Dataset records:
※

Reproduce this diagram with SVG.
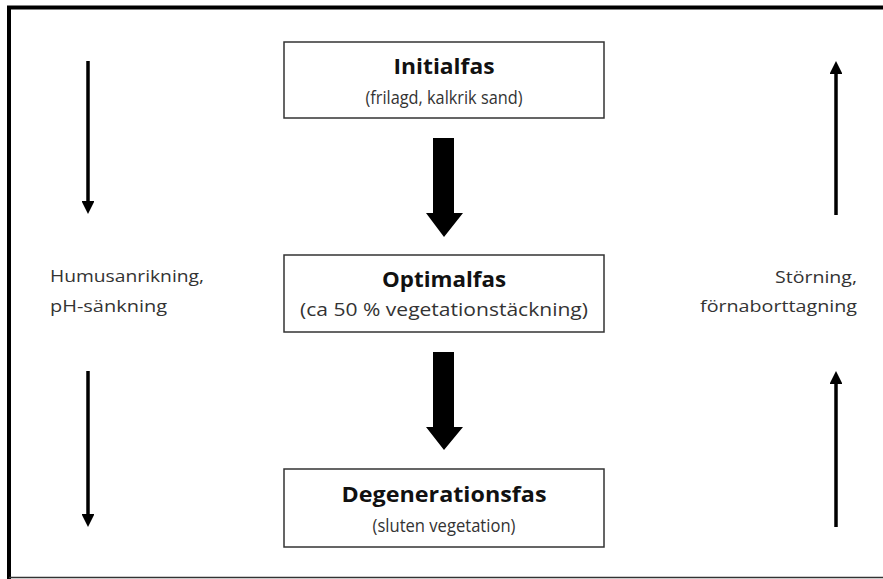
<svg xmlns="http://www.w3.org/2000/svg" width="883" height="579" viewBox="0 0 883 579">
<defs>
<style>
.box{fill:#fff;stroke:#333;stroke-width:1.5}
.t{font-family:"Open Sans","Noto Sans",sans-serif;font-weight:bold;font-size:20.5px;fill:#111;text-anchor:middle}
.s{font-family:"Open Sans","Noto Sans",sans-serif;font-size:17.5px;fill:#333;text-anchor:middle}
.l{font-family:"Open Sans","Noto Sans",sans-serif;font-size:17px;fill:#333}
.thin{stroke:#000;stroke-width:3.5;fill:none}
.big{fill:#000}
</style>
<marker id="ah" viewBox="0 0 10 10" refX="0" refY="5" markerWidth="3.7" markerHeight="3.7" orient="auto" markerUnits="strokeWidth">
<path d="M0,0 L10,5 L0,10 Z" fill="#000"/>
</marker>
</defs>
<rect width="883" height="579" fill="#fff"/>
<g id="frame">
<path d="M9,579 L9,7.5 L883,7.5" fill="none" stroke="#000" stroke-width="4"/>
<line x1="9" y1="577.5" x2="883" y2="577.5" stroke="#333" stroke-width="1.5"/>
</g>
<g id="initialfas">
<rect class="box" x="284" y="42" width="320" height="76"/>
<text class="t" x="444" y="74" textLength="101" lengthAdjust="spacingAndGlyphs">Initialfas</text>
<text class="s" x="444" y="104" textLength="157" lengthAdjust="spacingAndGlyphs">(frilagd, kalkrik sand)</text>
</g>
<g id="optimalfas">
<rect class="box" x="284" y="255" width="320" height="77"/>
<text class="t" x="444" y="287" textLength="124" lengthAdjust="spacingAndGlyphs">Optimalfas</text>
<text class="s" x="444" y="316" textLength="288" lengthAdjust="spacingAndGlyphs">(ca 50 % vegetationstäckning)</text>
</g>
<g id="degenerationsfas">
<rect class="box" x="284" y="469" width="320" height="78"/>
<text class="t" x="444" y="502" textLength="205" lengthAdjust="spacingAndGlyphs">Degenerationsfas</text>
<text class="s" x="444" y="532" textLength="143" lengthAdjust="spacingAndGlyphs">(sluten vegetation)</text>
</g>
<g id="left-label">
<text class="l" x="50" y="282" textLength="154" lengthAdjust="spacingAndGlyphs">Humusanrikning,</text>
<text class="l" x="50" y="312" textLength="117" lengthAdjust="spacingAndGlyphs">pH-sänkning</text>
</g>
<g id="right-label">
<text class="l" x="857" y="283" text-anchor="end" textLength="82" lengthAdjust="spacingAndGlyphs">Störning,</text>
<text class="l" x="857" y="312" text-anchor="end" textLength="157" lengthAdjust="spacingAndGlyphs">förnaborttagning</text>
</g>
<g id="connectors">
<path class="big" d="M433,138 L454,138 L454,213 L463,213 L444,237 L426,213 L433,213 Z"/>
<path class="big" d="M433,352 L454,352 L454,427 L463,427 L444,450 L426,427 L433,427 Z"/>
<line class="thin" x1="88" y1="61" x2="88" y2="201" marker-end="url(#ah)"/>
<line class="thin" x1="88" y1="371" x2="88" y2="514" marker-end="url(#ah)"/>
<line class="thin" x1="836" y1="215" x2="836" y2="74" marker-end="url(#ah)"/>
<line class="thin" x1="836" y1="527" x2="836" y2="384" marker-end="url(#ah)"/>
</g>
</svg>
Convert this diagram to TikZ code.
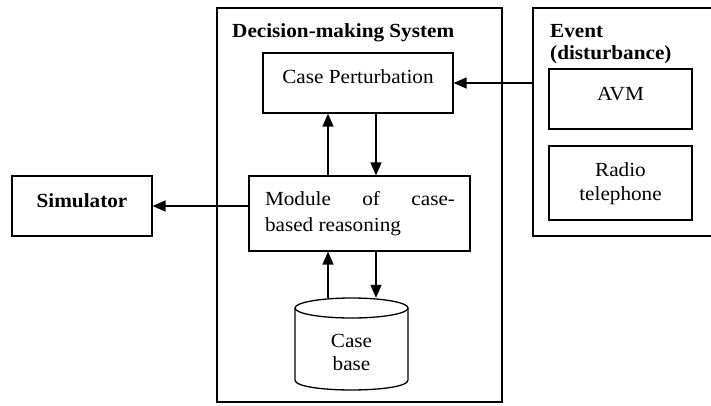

※

### Task requirements
Copy every line above word for word and exclude the pictures.

### The reply
Reproduce this diagram with SVG.
<svg xmlns="http://www.w3.org/2000/svg" width="883" height="579" viewBox="0 0 883 579">
<defs>
<style>
.box{fill:#fff;stroke:#333;stroke-width:1.5}
.t{font-family:"Open Sans","Noto Sans",sans-serif;font-weight:bold;font-size:20.5px;fill:#111;text-anchor:middle}
.s{font-family:"Open Sans","Noto Sans",sans-serif;font-size:17.5px;fill:#333;text-anchor:middle}
.l{font-family:"Open Sans","Noto Sans",sans-serif;font-size:17px;fill:#333}
.thin{stroke:#000;stroke-width:3.5;fill:none}
.big{fill:#000}
</style>
<marker id="ah" viewBox="0 0 10 10" refX="0" refY="5" markerWidth="3.7" markerHeight="3.7" orient="auto" markerUnits="strokeWidth">
<path d="M0,0 L10,5 L0,10 Z" fill="#000"/>
</marker>
</defs>
<rect width="883" height="579" fill="#fff"/>
<g id="frame">
<path d="M9,579 L9,7.5 L883,7.5" fill="none" stroke="#000" stroke-width="4"/>
<line x1="9" y1="577.5" x2="883" y2="577.5" stroke="#333" stroke-width="1.5"/>
</g>
<g id="initialfas">
<rect class="box" x="284" y="42" width="320" height="76"/>
<text class="t" x="444" y="74" textLength="101" lengthAdjust="spacingAndGlyphs">Initialfas</text>
<text class="s" x="444" y="104" textLength="157" lengthAdjust="spacingAndGlyphs">(frilagd, kalkrik sand)</text>
</g>
<g id="optimalfas">
<rect class="box" x="284" y="255" width="320" height="77"/>
<text class="t" x="444" y="287" textLength="124" lengthAdjust="spacingAndGlyphs">Optimalfas</text>
<text class="s" x="444" y="316" textLength="288" lengthAdjust="spacingAndGlyphs">(ca 50 % vegetationstäckning)</text>
</g>
<g id="degenerationsfas">
<rect class="box" x="284" y="469" width="320" height="78"/>
<text class="t" x="444" y="502" textLength="205" lengthAdjust="spacingAndGlyphs">Degenerationsfas</text>
<text class="s" x="444" y="532" textLength="143" lengthAdjust="spacingAndGlyphs">(sluten vegetation)</text>
</g>
<g id="left-label">
<text class="l" x="50" y="282" textLength="154" lengthAdjust="spacingAndGlyphs">Humusanrikning,</text>
<text class="l" x="50" y="312" textLength="117" lengthAdjust="spacingAndGlyphs">pH-sänkning</text>
</g>
<g id="right-label">
<text class="l" x="857" y="283" text-anchor="end" textLength="82" lengthAdjust="spacingAndGlyphs">Störning,</text>
<text class="l" x="857" y="312" text-anchor="end" textLength="157" lengthAdjust="spacingAndGlyphs">förnaborttagning</text>
</g>
<g id="connectors">
<path class="big" d="M433,138 L454,138 L454,213 L463,213 L444,237 L426,213 L433,213 Z"/>
<path class="big" d="M433,352 L454,352 L454,427 L463,427 L444,450 L426,427 L433,427 Z"/>
<line class="thin" x1="88" y1="61" x2="88" y2="201" marker-end="url(#ah)"/>
<line class="thin" x1="88" y1="371" x2="88" y2="514" marker-end="url(#ah)"/>
<line class="thin" x1="836" y1="215" x2="836" y2="74" marker-end="url(#ah)"/>
<line class="thin" x1="836" y1="527" x2="836" y2="384" marker-end="url(#ah)"/>
</g>
</svg>
Convert this diagram to TikZ code.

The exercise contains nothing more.